The corporate watchdog has started legal action against Westpac and its subsidiary BT Funds Management for breaching the "best interests" obligation and providing financial advice when they were not permitted to do so.
BT rejected the interpretation, saying consumers would have known they were only getting general advice.
BT Financial Group chief executive, Brad Cooper, said this will be an important test case for the industry.
"More and more we are finding people want to have a natural and practical conversation without having to pay for comprehensive personal advice," he said through a statement.
"Super fund consolidation is in the best interests of many Australians and along with regulators and industry, we have built programs to inform and support customers to consolidate or roll over their superannuation."
The Australian Securities and Investments Commission [ASIC] has started legal action in the Federal Court's New South Wales registry alleging Westpac Securities Administration Limited [WSAL] and BT breached their duty during a telephone sales campaign targeting superannuation fund members.
"ASIC's case sets out 15 examples of alleged contraventions of the 'best interests duty' arising from two telephone campaigns instigated by [Westpac] and BT Funds Management [BTFM]," the regulator revealed on Thursday afternoon.
During the telephone sales campaigns the two firms recommended customers roll out of other funds and into a Westpac-related super fund.

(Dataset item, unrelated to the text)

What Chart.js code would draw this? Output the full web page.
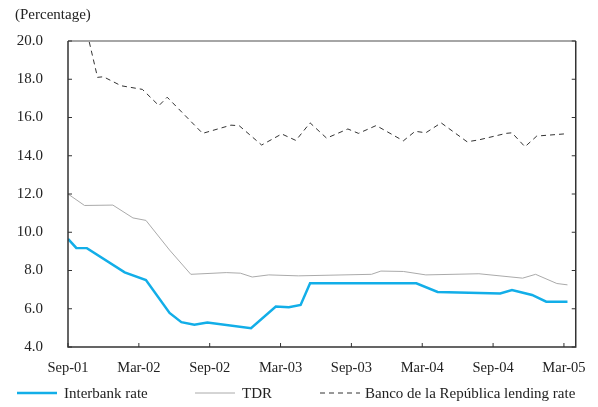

WSAL operates the Westpac Lifetime Superannuation Service.
"Westpac Securities Administration Limited and BTFM are not permitted to provide financial advice under their Australian financial services licences. Further, ASIC alleges that [Westpac] and [BT] did not undertake a proper comparison of the superannuation funds as required by law."
However, Mr Cooper rejected that interpretation.

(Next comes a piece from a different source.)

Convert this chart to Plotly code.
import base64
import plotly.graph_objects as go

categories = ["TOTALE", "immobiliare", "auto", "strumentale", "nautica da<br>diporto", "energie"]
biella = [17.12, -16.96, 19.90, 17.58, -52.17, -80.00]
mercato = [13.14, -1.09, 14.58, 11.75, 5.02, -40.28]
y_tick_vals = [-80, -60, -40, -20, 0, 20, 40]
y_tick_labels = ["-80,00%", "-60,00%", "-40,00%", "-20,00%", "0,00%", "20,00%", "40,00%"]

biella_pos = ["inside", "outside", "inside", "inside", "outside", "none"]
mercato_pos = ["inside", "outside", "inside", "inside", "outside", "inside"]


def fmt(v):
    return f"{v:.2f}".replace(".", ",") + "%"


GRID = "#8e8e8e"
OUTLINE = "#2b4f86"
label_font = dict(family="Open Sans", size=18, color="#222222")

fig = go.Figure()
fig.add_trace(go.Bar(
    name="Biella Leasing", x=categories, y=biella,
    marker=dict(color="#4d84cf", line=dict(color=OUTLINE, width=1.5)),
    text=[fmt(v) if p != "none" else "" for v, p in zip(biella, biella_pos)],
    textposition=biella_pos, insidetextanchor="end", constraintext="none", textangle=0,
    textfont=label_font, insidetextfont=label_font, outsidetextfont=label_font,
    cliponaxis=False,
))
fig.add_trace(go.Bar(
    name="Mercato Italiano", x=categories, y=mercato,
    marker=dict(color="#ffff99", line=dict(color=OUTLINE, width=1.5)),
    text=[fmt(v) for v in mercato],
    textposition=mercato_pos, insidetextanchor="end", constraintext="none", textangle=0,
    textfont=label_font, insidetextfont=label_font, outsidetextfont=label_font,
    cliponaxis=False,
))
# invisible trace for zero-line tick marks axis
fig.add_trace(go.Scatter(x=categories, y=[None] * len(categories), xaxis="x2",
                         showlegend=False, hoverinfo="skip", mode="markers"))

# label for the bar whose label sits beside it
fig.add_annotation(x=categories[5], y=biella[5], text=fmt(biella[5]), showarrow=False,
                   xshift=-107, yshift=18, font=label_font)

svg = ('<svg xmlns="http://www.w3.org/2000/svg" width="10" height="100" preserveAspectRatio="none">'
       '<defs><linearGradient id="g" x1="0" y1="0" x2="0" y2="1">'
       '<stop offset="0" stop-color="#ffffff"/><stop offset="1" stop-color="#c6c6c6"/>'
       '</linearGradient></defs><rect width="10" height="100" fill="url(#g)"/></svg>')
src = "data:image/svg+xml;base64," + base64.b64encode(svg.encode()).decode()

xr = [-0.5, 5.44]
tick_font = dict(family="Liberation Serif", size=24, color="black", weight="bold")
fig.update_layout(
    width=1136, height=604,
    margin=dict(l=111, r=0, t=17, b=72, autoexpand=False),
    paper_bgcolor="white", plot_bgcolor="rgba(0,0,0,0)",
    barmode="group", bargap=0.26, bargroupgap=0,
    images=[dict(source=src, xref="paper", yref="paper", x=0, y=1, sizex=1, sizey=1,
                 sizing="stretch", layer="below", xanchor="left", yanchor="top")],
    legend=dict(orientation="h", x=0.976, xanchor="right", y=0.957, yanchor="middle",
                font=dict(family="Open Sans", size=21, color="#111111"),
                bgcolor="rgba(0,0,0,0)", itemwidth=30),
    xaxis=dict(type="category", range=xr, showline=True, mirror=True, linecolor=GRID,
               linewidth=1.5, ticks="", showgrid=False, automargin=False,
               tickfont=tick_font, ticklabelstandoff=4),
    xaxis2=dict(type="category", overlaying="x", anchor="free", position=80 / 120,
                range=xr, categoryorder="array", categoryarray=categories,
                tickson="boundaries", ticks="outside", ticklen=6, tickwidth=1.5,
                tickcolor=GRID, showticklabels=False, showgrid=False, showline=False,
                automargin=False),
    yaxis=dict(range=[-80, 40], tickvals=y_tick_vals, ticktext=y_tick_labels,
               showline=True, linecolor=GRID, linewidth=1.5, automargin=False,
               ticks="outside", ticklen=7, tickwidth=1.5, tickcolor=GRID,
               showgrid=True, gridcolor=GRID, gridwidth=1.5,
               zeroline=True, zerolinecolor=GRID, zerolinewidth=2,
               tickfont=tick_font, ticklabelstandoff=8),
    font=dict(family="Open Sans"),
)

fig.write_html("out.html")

"In each of the 15 conversations ASIC is using as the base of its case, our customers were given a 'general advice warning' as is standard and a required part of our process. We are disappointed that we have not been able to resolve the difference of opinion as to the operation of the law with ASIC. We look forward to having the issue determined by the court to obtain important clarity for the industry."
The first hearing will be held in Sydney on February 2, 2017. This court action grew out of ASIC's 2014 decision to improve standards in Australia's financial advice sector.
On Thursday ASIC also revealed it had secured $530,000 in penalties from Suncorp-Metway after it failed to tell consumers it was changing their loan repayment amounts, which led to some defaults on direct debits.
Suncorp has paid $270,000 for twenty breaches of the National Credit Code and spent $260,000 refunding default fees and interest consumers occurred because of its behaviour.
Between November 2015 and March 2016 Suncorp changed loan repayments, but failed to tell customers.
"As a result of these failures, consumers were not given the opportunity to prepare for a change in their repayment obligations or may not have been aware that their direct debit payment had failed. Subsequently, some consumers were subject to collections activity, including telephone calls or letters from Suncorp's debt collection staff," ASIC advised.
Suncorp discovered the breach and self-reported it to ASIC.